My sample python script that you can either use based on steps described above, or modify as you wish and run on the dump file. It is a script I have adapted and modified with others’ helps (thanks to Roland, Arno and Otmane) from here

#!/usr/bin/env python3

"""Get Wikidata dump records as a JSON stream (one JSON object per line)"""
# Modified script taken from this link: "https://www.reddit.com/r/LanguageTechnology/comments/7wc2oi/does_anyone_know_a_good_python_library_code/dtzsh2j/"

import bz2
import json
import pandas as pd
import pydash

i = 0
# an empty dataframe which will save items information
# you need to modify the columns in this data frame to save your modified data
df_record_all = pd.DataFrame(columns=['id', 'type', 'english_label', 'longitude', 'latitude', 'english_desc'])

def wikidata(filename):
    with bz2.open(filename, mode='rt') as f:
        f.read(2) # skip first two bytes: "{\n"
        for line in f:
            try:
                yield json.loads(line.rstrip(',\n'))
            except json.decoder.JSONDecodeError:
                continue

if __name__ == '__main__':
    import argparse
    parser = argparse.ArgumentParser(
        formatter_class=argparse.ArgumentDefaultsHelpFormatter,
        description=__doc__
    )
    parser.add_argument(
        'dumpfile',
        help=(
            'a Wikidata dumpfile from: '
            'https://dumps.wikimedia.org/wikidatawiki/entities/'
            'latest-all.json.bz2'
        )
    )
    args = parser.parse_args()
    for record in wikidata(args.dumpfile):
        # only extract items with geographical coordinates (P625)
        if pydash.has(record, 'claims.P625'):        
            print('i = '+str(i)+' item '+record['id']+'  started!'+'\n')
            latitude = pydash.get(record, 'claims.P625[0].mainsnak.datavalue.value.latitude')
            longitude = pydash.get(record, 'claims.P625[0].mainsnak.datavalue.value.longitude')
            english_label = pydash.get(record, 'labels.en.value')
            item_id = pydash.get(record, 'id')
            item_type = pydash.get(record, 'type')
            english_desc = pydash.get(record, 'descriptions.en.value')
            df_record = pd.DataFrame({'id': item_id, 'type': item_type, 'english_label': english_label, 'longitude': longitude, 'latitude': latitude, 'english_desc': english_desc}, index=[i])
            df_record_all = df_record_all.append(df_record, ignore_index=True)
            i += 1
            print(i)
            if (i % 5000 == 0):
                pd.DataFrame.to_csv(df_record_all, path_or_buf='\\wikidata\\extracted\\till_'+record['id']+'_item.csv')
                print('i = '+str(i)+' item '+record['id']+'  Done!')
                print('CSV exported')
                df_record_all = pd.DataFrame(columns=['id', 'type', 'english_label', 'longitude', 'latitude', 'english_desc'])
            else:
                continue
    pd.DataFrame.to_csv(df_record_all, path_or_buf='\\wikidata\\extracted\\final_csv_till_'+record['id']+'_item.csv')
    print('i = '+str(i)+' item '+record['id']+'  Done!')
    print('All items finished, final CSV exported!')

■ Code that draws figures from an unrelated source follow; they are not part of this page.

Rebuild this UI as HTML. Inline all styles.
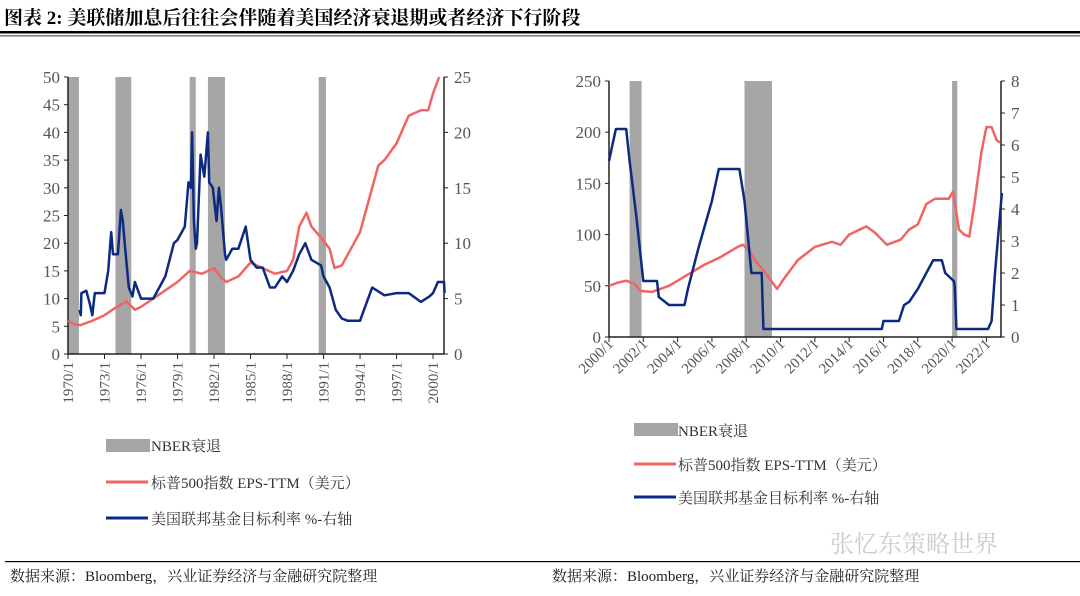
<!DOCTYPE html>
<html><head><meta charset="utf-8"><style>
html,body{margin:0;padding:0;background:#fff;}
body{width:1080px;height:591px;overflow:hidden;position:relative;font-family:"Liberation Serif","Noto Serif CJK SC",serif;}
svg text{font-family:"Liberation Serif","Noto Serif CJK SC",serif;}
</style></head><body>
<svg id="c" width="1080" height="591" xmlns="http://www.w3.org/2000/svg">
<text x="4" y="24" font-size="19" font-weight="bold" fill="#000">图表 2:  美联储加息后往往会伴随着美国经济衰退期或者经济下行阶段</text>
<rect x="0" y="31" width="1080" height="2.5" fill="#000"/>
<rect x="0" y="35.5" width="1080" height="0.8" fill="#000"/>
<g id="L"></g>
<g id="R"></g>
<g>
<rect x="106" y="439" width="44" height="13" fill="#a6a6a6"/>
<text x="151" y="451" font-size="15" fill="#333">NBER衰退</text>
<line x1="106" y1="482" x2="148" y2="482" stroke="#f06464" stroke-width="3"/>
<text x="151" y="488" font-size="15" fill="#333">标普500指数 EPS-TTM（美元）</text>
<line x1="106" y1="518" x2="148" y2="518" stroke="#0d2a82" stroke-width="3"/>
<text x="151" y="524" font-size="15" fill="#333">美国联邦基金目标利率 %-右轴</text>
</g>
<g>
<rect x="634" y="423" width="44" height="13" fill="#a6a6a6"/>
<text x="678" y="436" font-size="15" fill="#333">NBER衰退</text>
<line x1="634" y1="464" x2="676" y2="464" stroke="#f06464" stroke-width="3"/>
<text x="678" y="470" font-size="15" fill="#333">标普500指数 EPS-TTM（美元）</text>
<line x1="634" y1="497" x2="676" y2="497" stroke="#0d2a82" stroke-width="3"/>
<text x="678" y="503" font-size="15" fill="#333">美国联邦基金目标利率 %-右轴</text>
</g>
<text x="830" y="552" font-size="24" fill="#ccc" font-family="Liberation Sans,Noto Sans CJK SC,sans-serif">张忆东策略世界</text>
<rect x="5" y="561" width="1075" height="1.2" fill="#000"/>
<text x="10" y="581" font-size="15" fill="#222">数据来源：Bloomberg，兴业证券经济与金融研究院整理</text>
<text x="552" y="581" font-size="15" fill="#222">数据来源：Bloomberg，兴业证券经济与金融研究院整理</text>
</svg>
<script>
// Left chart data
const lRecStart=[1970.0,1973.9,1980.0,1981.5,1990.6];
const lRecEnd=[1970.9,1975.2,1980.5,1982.9,1991.2];
const lEpsX=[1970,1970.5,1971,1972,1973,1974,1974.8,1975.5,1976,1977,1978,1979,1980,1981,1982,1982.5,1983,1984,1985,1986,1987,1988,1988.5,1989,1989.6,1990,1990.8,1991.5,1991.9,1992.5,1993,1994,1994.5,1995,1995.5,1996,1997,1998,1999,1999.6,2000,2000.5];
const lEpsY=[6,5.4,5.2,6,7,8.5,9.5,8,8.5,10,11.5,13,15,14.5,15.5,14,13,14,16.5,15.5,14.5,15,17,23,25.5,23,21,19,15.5,16,18,22,26,30,34,35,38,43,44,44,47,50];
const lFedX=[1970.95,1971.05,1971.1,1971.5,1971.8,1972,1972.2,1973,1973.3,1973.55,1973.7,1974.1,1974.35,1974.5,1974.7,1975,1975.3,1975.5,1976,1977,1977.5,1978,1978.7,1979,1979.6,1979.9,1980.1,1980.2,1980.35,1980.5,1980.6,1980.9,1981.2,1981.5,1981.6,1981.9,1982.2,1982.4,1982.6,1982.9,1983,1983.5,1984,1984.6,1984.8,1985,1985.5,1986,1986.6,1987,1987.6,1988,1988.5,1989,1989.5,1990,1990.8,1991,1991.5,1992,1992.5,1993,1994,1994.5,1995,1996,1997,1998,1999,1999.7,2000,2000.4,2000.9,2000.95];
const lFedY=[4,3.5,5.5,5.7,4.5,3.5,5.5,5.5,7.5,11,9,9,13,12,9.5,6,5.2,6.5,5,5,6,7,10,10.3,11.5,15.5,15,20,12,9.5,10,18,16,20,15.5,15,12,15,13,9,8.5,9.5,9.5,11.5,10,8.5,7.8,7.8,6,6,7,6.5,7.5,9,10,8.5,8,7,6,4,3.2,3,3,4.5,6,5.3,5.5,5.5,4.7,5.2,5.5,6.5,6.5,5.5];
const lXTicks=["1970/1","1973/1","1976/1","1979/1","1982/1","1985/1","1988/1","1991/1","1994/1","1997/1","2000/1"];
const lYTicks=[0,5,10,15,20,25,30,35,40,45,50];
const lY2Ticks=[0,5,10,15,20,25];
// Right chart data
const rRecStart=[2001.2,2007.9,2020.0];
const rRecEnd=[2001.9,2009.5,2020.3];
const rEpsX=[2000,2000.5,2001,2001.5,2001.8,2002.5,2003,2003.5,2004.5,2005.5,2006.5,2007.5,2007.8,2008.2,2008.5,2009,2009.8,2010.2,2011,2012,2013,2013.5,2014,2015,2015.5,2016.2,2017,2017.5,2018,2018.5,2019,2019.8,2020.05,2020.4,2020.7,2021,2021.3,2021.7,2022,2022.3,2022.6,2022.8];
const rEpsY=[50,53,55,52,45,44,47,50,60,70,78,88,90,84,75,65,47,57,75,88,93,90,100,108,102,90,95,105,110,130,135,135,142,105,100,98,130,180,205,205,192,190];
const rFedX=[2000,2000.2,2000.4,2001,2001.2,2001.6,2002,2002.8,2002.9,2003.5,2004.4,2004.6,2005.2,2006.0,2006.4,2007.6,2007.9,2008.3,2008.9,2009.0,2015.9,2016.0,2016.9,2017.2,2017.5,2018,2018.9,2019.4,2019.6,2020.1,2020.15,2020.25,2022.1,2022.3,2022.5,2022.7,2022.9];
const rFedY=[5.5,6,6.5,6.5,5.5,3.75,1.75,1.75,1.25,1,1,1.5,2.75,4.25,5.25,5.25,4.25,2,2,0.25,0.25,0.5,0.5,1,1.1,1.5,2.4,2.4,2,1.75,1.6,0.25,0.25,0.5,2,3.25,4.5];
const rXTicks=["2000/1","2002/1","2004/1","2006/1","2008/1","2010/1","2012/1","2014/1","2016/1","2018/1","2020/1","2022/1"];
const rYTicks=[0,50,100,150,200,250];
const rY2Ticks=[0,1,2,3,4,5,6,7,8];

const NS="http://www.w3.org/2000/svg";
function mk(p,t,a){const e=document.createElementNS(NS,t);for(const k in a)e.setAttribute(k,a[k]);p.appendChild(e);return e;}
function chart(g,cfg){
 const {x0,x1,y0,y1,t0,t1,ymax,y2max}=cfg;
 const X=t=>x0+(t-t0)/(t1-t0)*(x1-x0);
 const Y=v=>y0-v/ymax*(y0-y1);
 const Y2=v=>y0-v/y2max*(y0-y1);
 cfg.rs.forEach((s,i)=>{const r=mk(g,'rect',{x:X(s),y:y1,width:X(cfg.re[i])-X(s),height:y0-y1,fill:'#a6a6a6'});
  
  });
 const ax=mk(g,'path',{d:`M${x0},${y1}V${y0}H${x1}V${y1}`,stroke:'#222',fill:'none','stroke-width':1.5});
 
 
 const ed=mk(g,'path',{d:cfg.ex.map((t,i)=>(i?'L':'M')+X(t).toFixed(1)+','+Y(cfg.ey[i]).toFixed(1)).join(''),stroke:'#f06464',fill:'none','stroke-width':2.5,'stroke-linejoin':'round'});
 
 
 const fd=mk(g,'path',{d:cfg.fx.map((t,i)=>(i?'L':'M')+X(t).toFixed(1)+','+Y2(cfg.fy[i]).toFixed(1)).join(''),stroke:'#0d2a82',fill:'none','stroke-width':2.5,'stroke-linejoin':'round'});
 
 
 cfg.yt.forEach(v=>{mk(g,'line',{x1:x0-4,x2:x0,y1:Y(v),y2:Y(v),stroke:'#222'});
  const t=mk(g,'text',{x:x0-8,y:Y(v)+6,'font-size':17,'text-anchor':'end',fill:'#555'});t.textContent=v;
  
  });
 cfg.y2t.forEach(v=>{mk(g,'line',{x1:x1,x2:x1+4,y1:Y2(v),y2:Y2(v),stroke:'#222'});
  const t=mk(g,'text',{x:x1+10,y:Y2(v)+6,'font-size':17,fill:'#555'});t.textContent=v;
  
  });
 cfg.xt.forEach((lab,i)=>{const tt=t0+i*cfg.step;const px=X(tt);
  mk(g,'line',{x1:px,x2:px,y1:y0,y2:y0+5,stroke:'#222'});
  const t=mk(g,'text',{'font-size':15,'text-anchor':'end',fill:'#555',transform:`translate(${px+5},${y0+8}) rotate(${cfg.rot})`});t.textContent=lab;
  
  });
}
chart(document.getElementById('L'),{x0:68,x1:444,y0:354,y1:77,t0:1970,t1:2000.9,ymax:50,y2max:25,step:3,rot:-90,
 rs:lRecStart,re:lRecEnd,ex:lEpsX,ey:lEpsY,fx:lFedX,fy:lFedY,xt:lXTicks,yt:lYTicks,y2t:lY2Ticks});
chart(document.getElementById('R'),{x0:609,x1:1001,y0:337,y1:81,t0:2000,t1:2022.85,ymax:250,y2max:8,step:2,rot:-45,
 rs:rRecStart,re:rRecEnd,ex:rEpsX,ey:rEpsY,fx:rFedX,fy:rFedY,xt:rXTicks,yt:rYTicks,y2t:rY2Ticks});
</script>
</body></html>
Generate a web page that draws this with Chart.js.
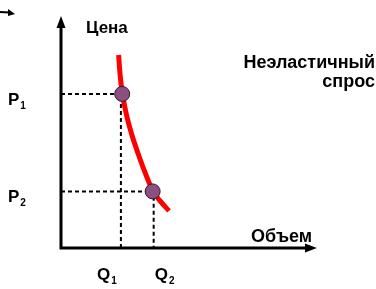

Extensions & other software platforms, R, Ruby, Perl

In case you modified the script above to be more efficient or less prone to errors, or if you can make R, Ruby, Perl or other languages work with the above .bz2 file without needing to decompress it, in a more efficient fashion, I will be very much interested to learn about it. Please do let me know. So far my efforts to replicate the above in R was not successful.